START SOURCE EXCERPT

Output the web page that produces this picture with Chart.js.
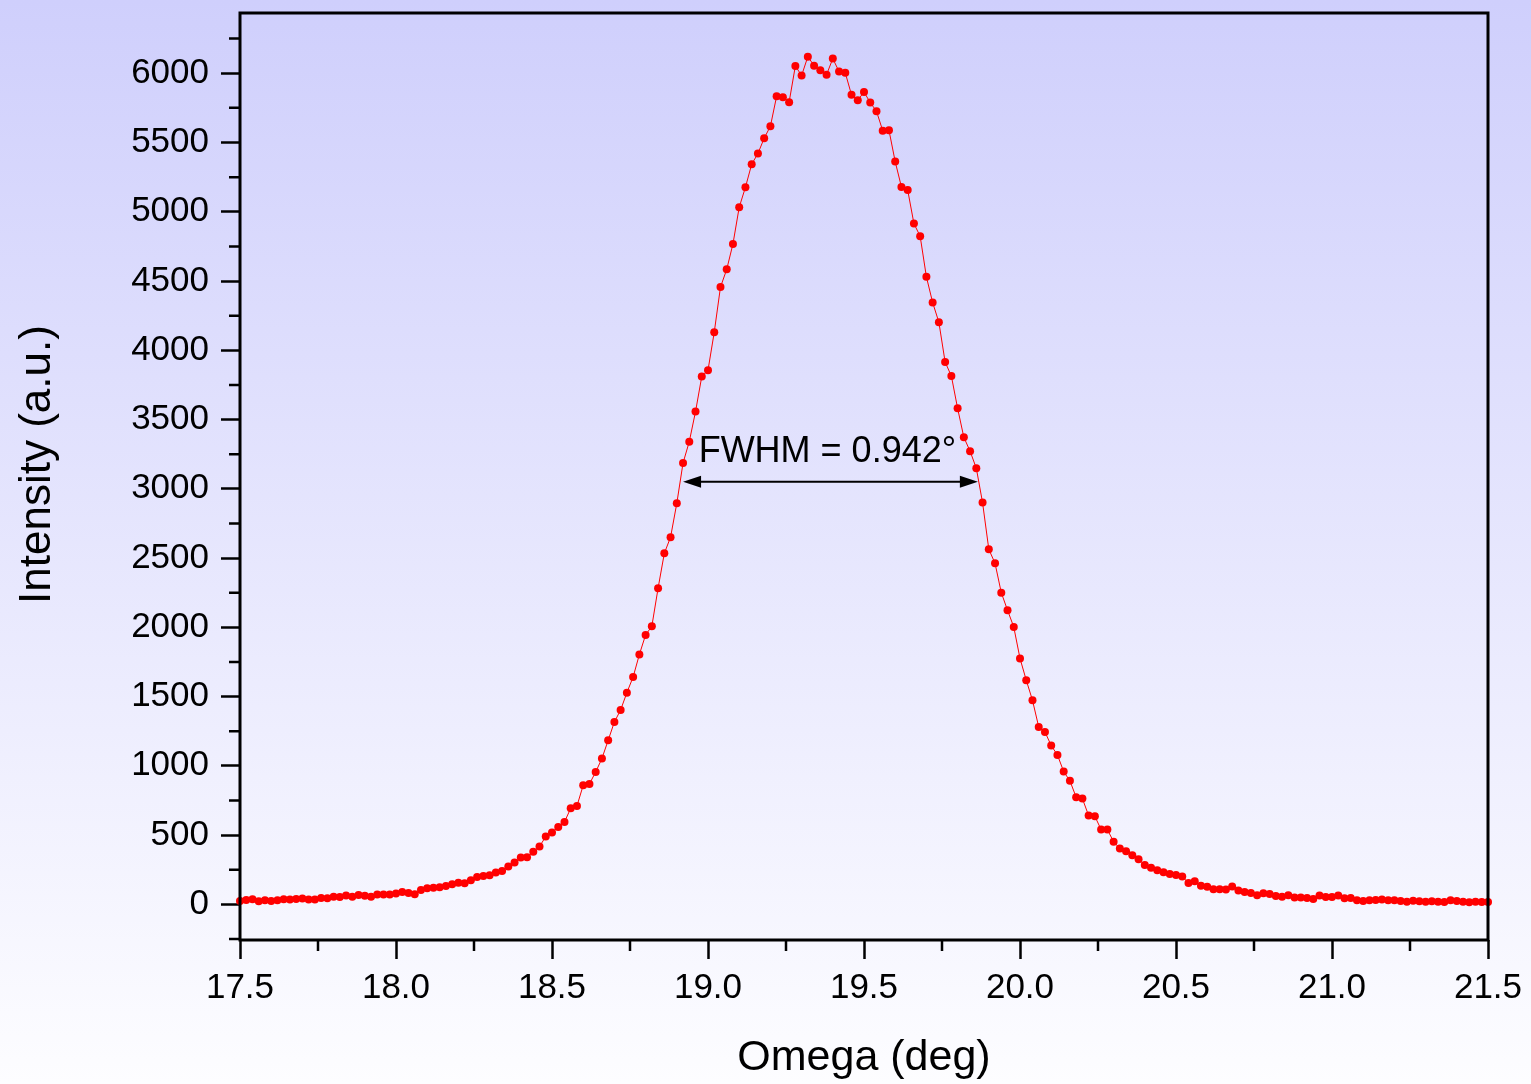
<!DOCTYPE html>
<html>
<head>
<meta charset="utf-8">
<script src="https://cdn.jsdelivr.net/npm/chart.js@4/dist/chart.umd.min.js"></script>
<style>
  html, body { margin: 0; padding: 0; }
  body {
    width: 1531px; height: 1084px; overflow: hidden;
    background: linear-gradient(to bottom, #cfcffc 0%, #fdfdff 100%);
  }
  #wrap { position: relative; width: 1531px; height: 1084px; }
</style>
</head>
<body>
<div id="wrap"><canvas id="rockingChart"></canvas></div>
<script>
// omega scan, sampled every 0.02 deg from 17.5 deg
const omegaStart = 17.5;
const omegaStep = 0.02;
const intensity = [
  24, 31, 36, 22, 29, 24, 29, 36, 34, 38,
  41, 34, 34, 46, 44, 55, 53, 63, 55, 67,
  61, 55, 70, 70, 70, 77, 89, 82, 72, 103,
  116, 120, 123, 132, 144, 156, 152, 173, 197, 204,
  209, 229, 241, 272, 301, 337, 339, 380, 417, 489,
  518, 558, 594, 693, 710, 859, 869, 955, 1052, 1184,
  1316, 1403, 1528, 1641, 1803, 1945, 2007, 2282, 2534, 2650,
  2895, 3186, 3340, 3557, 3810, 3856, 4130, 4456, 4584, 4768,
  5032, 5177, 5343, 5420, 5531, 5617, 5834, 5827, 5791, 6053,
  5983, 6120, 6055, 6022, 5990, 6106, 6012, 6003, 5844, 5805,
  5865, 5788, 5726, 5585, 5589, 5362, 5179, 5157, 4915, 4823,
  4530, 4345, 4202, 3915, 3814, 3581, 3372, 3271, 3148, 2900,
  2563, 2462, 2250, 2123, 2002, 1775, 1618, 1473, 1280, 1244,
  1146, 1078, 958, 891, 773, 763, 640, 635, 539, 539,
  452, 402, 383, 354, 325, 283, 263, 245, 231, 218,
  211, 200, 154, 167, 133, 126, 109, 109, 107, 128,
  100, 89, 82, 65, 79, 75, 60, 55, 65, 48,
  48, 46, 38, 63, 53, 53, 63, 43, 46, 29,
  24, 29, 31, 34, 29, 29, 24, 19, 26, 22,
  19, 22, 19, 17, 29, 24, 19, 14, 19, 17,
  17
];

const xTicks = [17.5, 18.0, 18.5, 19.0, 19.5, 20.0, 20.5, 21.0, 21.5];
const xMinor = [17.75, 18.25, 18.75, 19.25, 19.75, 20.25, 20.75, 21.25];
const yTicks = [0, 500, 1000, 1500, 2000, 2500, 3000, 3500, 4000, 4500, 5000, 5500, 6000];
const yMinor = [-250, 250, 750, 1250, 1750, 2250, 2750, 3250, 3750, 4250, 4750, 5250, 5750, 6250];

const fwhmText = 'FWHM = 0.942\u00b0';
const fwhmFrom = 18.92;
const fwhmTo = 19.865;
const fwhmLevel = 3050;
const fwhmTextX = 18.97;
const fwhmTextY = 3190;

const yTitle = 'Intensity (a.u.)';

const points = intensity.map((v, i) => ({ x: omegaStart + i * omegaStep, y: v }));

const fontFamily = '"Liberation Sans", Arial, Helvetica, sans-serif';

// frame, minor ticks, y title and the FWHM arrow
const extras = {
  id: 'extras',
  afterDatasetsDraw(chart) {
    const ctx = chart.ctx;
    const a = chart.chartArea;
    const xs = chart.scales.x;
    const ys = chart.scales.y;
    ctx.save();
    ctx.strokeStyle = '#000';
    ctx.lineWidth = 3;
    ctx.strokeRect(a.left, a.top, a.right - a.left, a.bottom - a.top);

    ctx.lineWidth = 2.5;
    ctx.beginPath();
    xMinor.forEach(v => {
      const px = xs.getPixelForValue(v);
      ctx.moveTo(px, a.bottom);
      ctx.lineTo(px, a.bottom + 11);
    });
    yMinor.forEach(v => {
      const py = ys.getPixelForValue(v);
      ctx.moveTo(a.left, py);
      ctx.lineTo(a.left - 11, py);
    });
    ctx.stroke();

    // arrow
    const x1 = xs.getPixelForValue(fwhmFrom);
    const x2 = xs.getPixelForValue(fwhmTo);
    const y = ys.getPixelForValue(fwhmLevel);
    ctx.lineWidth = 2;
    ctx.beginPath();
    ctx.moveTo(x1 + 8, y);
    ctx.lineTo(x2 - 8, y);
    ctx.stroke();
    ctx.fillStyle = '#000';
    ctx.beginPath();
    ctx.moveTo(x1, y);
    ctx.lineTo(x1 + 18, y - 6);
    ctx.lineTo(x1 + 18, y + 6);
    ctx.closePath();
    ctx.fill();
    ctx.beginPath();
    ctx.moveTo(x2, y);
    ctx.lineTo(x2 - 18, y - 6);
    ctx.lineTo(x2 - 18, y + 6);
    ctx.closePath();
    ctx.fill();

    ctx.font = '36px ' + fontFamily;
    ctx.textAlign = 'left';
    ctx.textBaseline = 'alphabetic';
    ctx.fillText(fwhmText, xs.getPixelForValue(fwhmTextX), ys.getPixelForValue(fwhmTextY));

    // y axis title
    ctx.translate(38, ys.getPixelForValue(3175));
    ctx.rotate(-Math.PI / 2);
    ctx.font = '44px ' + fontFamily;
    ctx.textAlign = 'center';
    ctx.textBaseline = 'middle';
    ctx.fillText(yTitle, 0, 0);
    ctx.restore();
  }
};

const ctx = document.getElementById('rockingChart').getContext('2d');
new Chart(ctx, {
  type: 'line',
  data: {
    datasets: [{
      label: 'Intensity',
      data: points,
      borderColor: '#ff0000',
      backgroundColor: '#ff0000',
      borderWidth: 1,
      pointRadius: 4,
      pointBorderWidth: 0,
      pointBackgroundColor: '#ff0000',
      tension: 0,
      fill: false,
      clip: 6
    }]
  },
  options: {
    responsive: true,
    maintainAspectRatio: false,
    animation: false,
    layout: { padding: { top: 13, right: 43, left: 0, bottom: 0 } },
    plugins: {
      legend: { display: false },
      tooltip: { enabled: false }
    },
    scales: {
      x: {
        type: 'linear',
        min: 17.5,
        max: 21.5,
        afterBuildTicks: scale => { scale.ticks = xTicks.map(v => ({ value: v })); },
        afterFit: scale => {
          scale.height = 144;
          scale.paddingLeft = 0;
          scale.paddingRight = 0;
        },
        border: { display: false },
        grid: {
          drawOnChartArea: false,
          drawTicks: true,
          tickLength: 19,
          tickWidth: 2.5,
          tickColor: '#000'
        },
        ticks: {
          color: '#000',
          padding: 8,
          maxRotation: 0,
          font: { family: fontFamily, size: 35 },
          callback: v => v.toFixed(1)
        },
        title: {
          display: true,
          text: 'Omega (deg)',
          color: '#000',
          font: { family: fontFamily, size: 43 },
          padding: { top: 0, bottom: 0 }
        }
      },
      y: {
        min: -258,
        max: 6435,
        afterBuildTicks: scale => { scale.ticks = yTicks.map(v => ({ value: v })); },
        afterFit: scale => {
          scale.width = 240;
          scale.paddingTop = 0;
          scale.paddingBottom = 0;
        },
        border: { display: false },
        grid: {
          drawOnChartArea: false,
          drawTicks: true,
          tickLength: 19,
          tickWidth: 2.5,
          tickColor: '#000'
        },
        ticks: {
          color: '#000',
          padding: 12,
          font: { family: fontFamily, size: 35 },
          callback: v => String(v)
        },
        title: { display: false }
      }
    }
  },
  plugins: [extras]
});
</script>
</body>
</html>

END SOURCE EXCERPT

▶ **WORK TO COMPLETE**
Output an exact copy of the material, with the pictures removed.

▶ **EXERCISE OUTPUT**
Output the web page that produces this picture with Chart.js.
<!DOCTYPE html>
<html>
<head>
<meta charset="utf-8">
<script src="https://cdn.jsdelivr.net/npm/chart.js@4/dist/chart.umd.min.js"></script>
<style>
  html, body { margin: 0; padding: 0; }
  body {
    width: 1531px; height: 1084px; overflow: hidden;
    background: linear-gradient(to bottom, #cfcffc 0%, #fdfdff 100%);
  }
  #wrap { position: relative; width: 1531px; height: 1084px; }
</style>
</head>
<body>
<div id="wrap"><canvas id="rockingChart"></canvas></div>
<script>
// omega scan, sampled every 0.02 deg from 17.5 deg
const omegaStart = 17.5;
const omegaStep = 0.02;
const intensity = [
  24, 31, 36, 22, 29, 24, 29, 36, 34, 38,
  41, 34, 34, 46, 44, 55, 53, 63, 55, 67,
  61, 55, 70, 70, 70, 77, 89, 82, 72, 103,
  116, 120, 123, 132, 144, 156, 152, 173, 197, 204,
  209, 229, 241, 272, 301, 337, 339, 380, 417, 489,
  518, 558, 594, 693, 710, 859, 869, 955, 1052, 1184,
  1316, 1403, 1528, 1641, 1803, 1945, 2007, 2282, 2534, 2650,
  2895, 3186, 3340, 3557, 3810, 3856, 4130, 4456, 4584, 4768,
  5032, 5177, 5343, 5420, 5531, 5617, 5834, 5827, 5791, 6053,
  5983, 6120, 6055, 6022, 5990, 6106, 6012, 6003, 5844, 5805,
  5865, 5788, 5726, 5585, 5589, 5362, 5179, 5157, 4915, 4823,
  4530, 4345, 4202, 3915, 3814, 3581, 3372, 3271, 3148, 2900,
  2563, 2462, 2250, 2123, 2002, 1775, 1618, 1473, 1280, 1244,
  1146, 1078, 958, 891, 773, 763, 640, 635, 539, 539,
  452, 402, 383, 354, 325, 283, 263, 245, 231, 218,
  211, 200, 154, 167, 133, 126, 109, 109, 107, 128,
  100, 89, 82, 65, 79, 75, 60, 55, 65, 48,
  48, 46, 38, 63, 53, 53, 63, 43, 46, 29,
  24, 29, 31, 34, 29, 29, 24, 19, 26, 22,
  19, 22, 19, 17, 29, 24, 19, 14, 19, 17,
  17
];

const xTicks = [17.5, 18.0, 18.5, 19.0, 19.5, 20.0, 20.5, 21.0, 21.5];
const xMinor = [17.75, 18.25, 18.75, 19.25, 19.75, 20.25, 20.75, 21.25];
const yTicks = [0, 500, 1000, 1500, 2000, 2500, 3000, 3500, 4000, 4500, 5000, 5500, 6000];
const yMinor = [-250, 250, 750, 1250, 1750, 2250, 2750, 3250, 3750, 4250, 4750, 5250, 5750, 6250];

const fwhmText = 'FWHM = 0.942\u00b0';
const fwhmFrom = 18.92;
const fwhmTo = 19.865;
const fwhmLevel = 3050;
const fwhmTextX = 18.97;
const fwhmTextY = 3190;

const yTitle = 'Intensity (a.u.)';

const points = intensity.map((v, i) => ({ x: omegaStart + i * omegaStep, y: v }));

const fontFamily = '"Liberation Sans", Arial, Helvetica, sans-serif';

// frame, minor ticks, y title and the FWHM arrow
const extras = {
  id: 'extras',
  afterDatasetsDraw(chart) {
    const ctx = chart.ctx;
    const a = chart.chartArea;
    const xs = chart.scales.x;
    const ys = chart.scales.y;
    ctx.save();
    ctx.strokeStyle = '#000';
    ctx.lineWidth = 3;
    ctx.strokeRect(a.left, a.top, a.right - a.left, a.bottom - a.top);

    ctx.lineWidth = 2.5;
    ctx.beginPath();
    xMinor.forEach(v => {
      const px = xs.getPixelForValue(v);
      ctx.moveTo(px, a.bottom);
      ctx.lineTo(px, a.bottom + 11);
    });
    yMinor.forEach(v => {
      const py = ys.getPixelForValue(v);
      ctx.moveTo(a.left, py);
      ctx.lineTo(a.left - 11, py);
    });
    ctx.stroke();

    // arrow
    const x1 = xs.getPixelForValue(fwhmFrom);
    const x2 = xs.getPixelForValue(fwhmTo);
    const y = ys.getPixelForValue(fwhmLevel);
    ctx.lineWidth = 2;
    ctx.beginPath();
    ctx.moveTo(x1 + 8, y);
    ctx.lineTo(x2 - 8, y);
    ctx.stroke();
    ctx.fillStyle = '#000';
    ctx.beginPath();
    ctx.moveTo(x1, y);
    ctx.lineTo(x1 + 18, y - 6);
    ctx.lineTo(x1 + 18, y + 6);
    ctx.closePath();
    ctx.fill();
    ctx.beginPath();
    ctx.moveTo(x2, y);
    ctx.lineTo(x2 - 18, y - 6);
    ctx.lineTo(x2 - 18, y + 6);
    ctx.closePath();
    ctx.fill();

    ctx.font = '36px ' + fontFamily;
    ctx.textAlign = 'left';
    ctx.textBaseline = 'alphabetic';
    ctx.fillText(fwhmText, xs.getPixelForValue(fwhmTextX), ys.getPixelForValue(fwhmTextY));

    // y axis title
    ctx.translate(38, ys.getPixelForValue(3175));
    ctx.rotate(-Math.PI / 2);
    ctx.font = '44px ' + fontFamily;
    ctx.textAlign = 'center';
    ctx.textBaseline = 'middle';
    ctx.fillText(yTitle, 0, 0);
    ctx.restore();
  }
};

const ctx = document.getElementById('rockingChart').getContext('2d');
new Chart(ctx, {
  type: 'line',
  data: {
    datasets: [{
      label: 'Intensity',
      data: points,
      borderColor: '#ff0000',
      backgroundColor: '#ff0000',
      borderWidth: 1,
      pointRadius: 4,
      pointBorderWidth: 0,
      pointBackgroundColor: '#ff0000',
      tension: 0,
      fill: false,
      clip: 6
    }]
  },
  options: {
    responsive: true,
    maintainAspectRatio: false,
    animation: false,
    layout: { padding: { top: 13, right: 43, left: 0, bottom: 0 } },
    plugins: {
      legend: { display: false },
      tooltip: { enabled: false }
    },
    scales: {
      x: {
        type: 'linear',
        min: 17.5,
        max: 21.5,
        afterBuildTicks: scale => { scale.ticks = xTicks.map(v => ({ value: v })); },
        afterFit: scale => {
          scale.height = 144;
          scale.paddingLeft = 0;
          scale.paddingRight = 0;
        },
        border: { display: false },
        grid: {
          drawOnChartArea: false,
          drawTicks: true,
          tickLength: 19,
          tickWidth: 2.5,
          tickColor: '#000'
        },
        ticks: {
          color: '#000',
          padding: 8,
          maxRotation: 0,
          font: { family: fontFamily, size: 35 },
          callback: v => v.toFixed(1)
        },
        title: {
          display: true,
          text: 'Omega (deg)',
          color: '#000',
          font: { family: fontFamily, size: 43 },
          padding: { top: 0, bottom: 0 }
        }
      },
      y: {
        min: -258,
        max: 6435,
        afterBuildTicks: scale => { scale.ticks = yTicks.map(v => ({ value: v })); },
        afterFit: scale => {
          scale.width = 240;
          scale.paddingTop = 0;
          scale.paddingBottom = 0;
        },
        border: { display: false },
        grid: {
          drawOnChartArea: false,
          drawTicks: true,
          tickLength: 19,
          tickWidth: 2.5,
          tickColor: '#000'
        },
        ticks: {
          color: '#000',
          padding: 12,
          font: { family: fontFamily, size: 35 },
          callback: v => String(v)
        },
        title: { display: false }
      }
    }
  },
  plugins: [extras]
});
</script>
</body>
</html>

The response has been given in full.